* BEGIN SOURCE EXCERPT *

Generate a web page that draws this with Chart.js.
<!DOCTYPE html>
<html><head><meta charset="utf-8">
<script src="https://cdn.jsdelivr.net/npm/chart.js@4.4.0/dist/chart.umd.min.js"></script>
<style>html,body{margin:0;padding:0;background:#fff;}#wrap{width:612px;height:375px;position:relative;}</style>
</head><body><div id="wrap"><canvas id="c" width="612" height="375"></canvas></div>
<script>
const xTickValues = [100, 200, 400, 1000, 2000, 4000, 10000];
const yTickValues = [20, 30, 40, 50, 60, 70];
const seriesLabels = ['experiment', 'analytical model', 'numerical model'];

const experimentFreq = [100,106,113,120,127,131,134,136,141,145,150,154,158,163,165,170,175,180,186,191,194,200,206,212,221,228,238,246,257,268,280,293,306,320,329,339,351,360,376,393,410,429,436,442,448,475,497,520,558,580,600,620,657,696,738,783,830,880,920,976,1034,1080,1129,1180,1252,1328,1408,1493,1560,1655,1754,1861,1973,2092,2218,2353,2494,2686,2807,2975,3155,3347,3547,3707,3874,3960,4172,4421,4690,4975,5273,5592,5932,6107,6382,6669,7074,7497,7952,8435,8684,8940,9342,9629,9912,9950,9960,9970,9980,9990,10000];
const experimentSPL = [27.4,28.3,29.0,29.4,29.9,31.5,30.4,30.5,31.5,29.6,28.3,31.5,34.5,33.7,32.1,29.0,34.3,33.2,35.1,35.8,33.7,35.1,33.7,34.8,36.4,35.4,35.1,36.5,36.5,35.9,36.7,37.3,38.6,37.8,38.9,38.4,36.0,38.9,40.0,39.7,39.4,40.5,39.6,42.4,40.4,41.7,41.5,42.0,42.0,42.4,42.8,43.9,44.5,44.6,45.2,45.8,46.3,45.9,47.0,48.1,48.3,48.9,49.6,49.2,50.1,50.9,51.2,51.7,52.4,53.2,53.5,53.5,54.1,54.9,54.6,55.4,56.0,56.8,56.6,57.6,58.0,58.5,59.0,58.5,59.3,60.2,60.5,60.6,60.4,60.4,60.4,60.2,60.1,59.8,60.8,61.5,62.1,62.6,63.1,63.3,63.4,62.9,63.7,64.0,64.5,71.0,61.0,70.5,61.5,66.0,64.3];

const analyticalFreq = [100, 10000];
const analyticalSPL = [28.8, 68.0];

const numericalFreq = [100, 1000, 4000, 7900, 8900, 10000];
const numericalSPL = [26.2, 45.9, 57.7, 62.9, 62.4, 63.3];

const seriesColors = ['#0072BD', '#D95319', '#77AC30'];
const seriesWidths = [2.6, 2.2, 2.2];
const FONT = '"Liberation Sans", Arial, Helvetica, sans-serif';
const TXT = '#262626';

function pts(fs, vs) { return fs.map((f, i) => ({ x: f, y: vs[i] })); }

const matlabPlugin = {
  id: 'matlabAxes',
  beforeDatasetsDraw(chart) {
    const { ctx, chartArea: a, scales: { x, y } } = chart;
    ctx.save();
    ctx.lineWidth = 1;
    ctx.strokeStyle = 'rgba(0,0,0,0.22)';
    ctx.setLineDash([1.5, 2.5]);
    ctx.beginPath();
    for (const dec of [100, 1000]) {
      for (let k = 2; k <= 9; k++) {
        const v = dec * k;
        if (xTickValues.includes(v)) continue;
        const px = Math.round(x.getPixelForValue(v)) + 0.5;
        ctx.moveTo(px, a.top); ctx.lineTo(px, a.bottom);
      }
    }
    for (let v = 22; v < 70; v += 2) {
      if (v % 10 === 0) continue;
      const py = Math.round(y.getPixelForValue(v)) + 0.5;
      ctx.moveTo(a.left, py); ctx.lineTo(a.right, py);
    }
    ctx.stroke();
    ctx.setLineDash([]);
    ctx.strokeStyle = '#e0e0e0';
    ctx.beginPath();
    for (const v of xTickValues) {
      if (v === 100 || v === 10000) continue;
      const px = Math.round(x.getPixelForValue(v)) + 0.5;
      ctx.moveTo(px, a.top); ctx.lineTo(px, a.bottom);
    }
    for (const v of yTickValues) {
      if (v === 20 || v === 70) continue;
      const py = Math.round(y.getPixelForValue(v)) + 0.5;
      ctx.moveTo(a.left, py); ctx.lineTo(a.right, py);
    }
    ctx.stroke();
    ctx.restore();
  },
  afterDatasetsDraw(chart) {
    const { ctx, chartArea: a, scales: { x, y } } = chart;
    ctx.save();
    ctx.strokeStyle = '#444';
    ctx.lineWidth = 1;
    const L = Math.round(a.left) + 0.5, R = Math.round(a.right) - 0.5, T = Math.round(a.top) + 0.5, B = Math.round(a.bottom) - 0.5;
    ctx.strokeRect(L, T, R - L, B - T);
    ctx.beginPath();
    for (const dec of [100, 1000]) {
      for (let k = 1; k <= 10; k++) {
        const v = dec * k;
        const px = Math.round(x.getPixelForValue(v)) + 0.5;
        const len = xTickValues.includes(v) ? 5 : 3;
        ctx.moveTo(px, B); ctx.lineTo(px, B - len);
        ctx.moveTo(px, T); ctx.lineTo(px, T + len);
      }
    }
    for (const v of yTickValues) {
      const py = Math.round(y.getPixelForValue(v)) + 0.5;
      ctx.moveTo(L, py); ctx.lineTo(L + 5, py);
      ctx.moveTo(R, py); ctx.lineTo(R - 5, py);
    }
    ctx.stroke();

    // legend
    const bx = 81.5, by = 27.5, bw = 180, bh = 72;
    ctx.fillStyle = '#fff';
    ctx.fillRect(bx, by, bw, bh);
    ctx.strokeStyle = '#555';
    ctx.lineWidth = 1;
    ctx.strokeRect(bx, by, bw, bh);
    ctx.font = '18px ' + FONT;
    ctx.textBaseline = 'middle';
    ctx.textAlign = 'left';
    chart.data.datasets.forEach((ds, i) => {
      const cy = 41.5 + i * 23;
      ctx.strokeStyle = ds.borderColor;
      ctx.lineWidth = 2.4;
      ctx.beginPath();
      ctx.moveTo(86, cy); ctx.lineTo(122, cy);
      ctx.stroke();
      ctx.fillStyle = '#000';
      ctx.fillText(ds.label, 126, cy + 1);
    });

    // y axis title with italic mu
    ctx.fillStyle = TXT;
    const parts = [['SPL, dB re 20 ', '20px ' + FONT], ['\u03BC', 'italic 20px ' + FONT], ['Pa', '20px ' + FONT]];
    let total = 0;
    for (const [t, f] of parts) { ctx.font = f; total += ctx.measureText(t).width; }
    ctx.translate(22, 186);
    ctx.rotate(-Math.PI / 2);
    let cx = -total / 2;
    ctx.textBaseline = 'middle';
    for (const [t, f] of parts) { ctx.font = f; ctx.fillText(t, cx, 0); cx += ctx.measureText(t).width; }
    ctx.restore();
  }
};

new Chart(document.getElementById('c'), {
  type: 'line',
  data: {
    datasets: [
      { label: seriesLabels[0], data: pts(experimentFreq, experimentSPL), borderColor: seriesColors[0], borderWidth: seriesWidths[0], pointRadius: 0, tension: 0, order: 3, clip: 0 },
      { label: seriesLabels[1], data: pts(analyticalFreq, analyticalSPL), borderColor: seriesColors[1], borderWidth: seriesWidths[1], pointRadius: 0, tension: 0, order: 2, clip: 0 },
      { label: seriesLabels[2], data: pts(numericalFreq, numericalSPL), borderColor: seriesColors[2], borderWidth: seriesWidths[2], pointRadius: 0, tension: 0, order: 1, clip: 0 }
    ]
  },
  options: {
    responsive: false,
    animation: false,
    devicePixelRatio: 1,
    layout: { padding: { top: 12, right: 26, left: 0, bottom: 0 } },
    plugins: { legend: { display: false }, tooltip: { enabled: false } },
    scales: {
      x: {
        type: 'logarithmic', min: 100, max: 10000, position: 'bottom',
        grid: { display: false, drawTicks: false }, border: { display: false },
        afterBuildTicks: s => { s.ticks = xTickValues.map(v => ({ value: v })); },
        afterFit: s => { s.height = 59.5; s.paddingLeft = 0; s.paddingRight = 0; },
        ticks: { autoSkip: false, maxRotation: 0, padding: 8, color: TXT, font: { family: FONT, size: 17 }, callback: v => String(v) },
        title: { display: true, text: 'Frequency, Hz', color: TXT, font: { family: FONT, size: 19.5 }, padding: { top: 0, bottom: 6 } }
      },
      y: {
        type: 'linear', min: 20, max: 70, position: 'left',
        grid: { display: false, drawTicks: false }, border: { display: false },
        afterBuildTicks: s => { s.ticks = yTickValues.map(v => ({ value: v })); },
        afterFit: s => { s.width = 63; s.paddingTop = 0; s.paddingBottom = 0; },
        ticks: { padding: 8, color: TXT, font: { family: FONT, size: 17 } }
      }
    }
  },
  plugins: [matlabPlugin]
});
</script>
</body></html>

* END SOURCE EXCERPT *

▶ **DIRECTION**
Restate the listing exactly, starting at its first line and ending at the line where "const seriesLabels = ['experiment', 'analytical" occurs; include both and no other lines.

▶ **WRITTEN SOLUTION**
Generate a web page that draws this with Chart.js.
<!DOCTYPE html>
<html><head><meta charset="utf-8">
<script src="https://cdn.jsdelivr.net/npm/chart.js@4.4.0/dist/chart.umd.min.js"></script>
<style>html,body{margin:0;padding:0;background:#fff;}#wrap{width:612px;height:375px;position:relative;}</style>
</head><body><div id="wrap"><canvas id="c" width="612" height="375"></canvas></div>
<script>
const xTickValues = [100, 200, 400, 1000, 2000, 4000, 10000];
const yTickValues = [20, 30, 40, 50, 60, 70];
const seriesLabels = ['experiment', 'analytical model', 'numerical model'];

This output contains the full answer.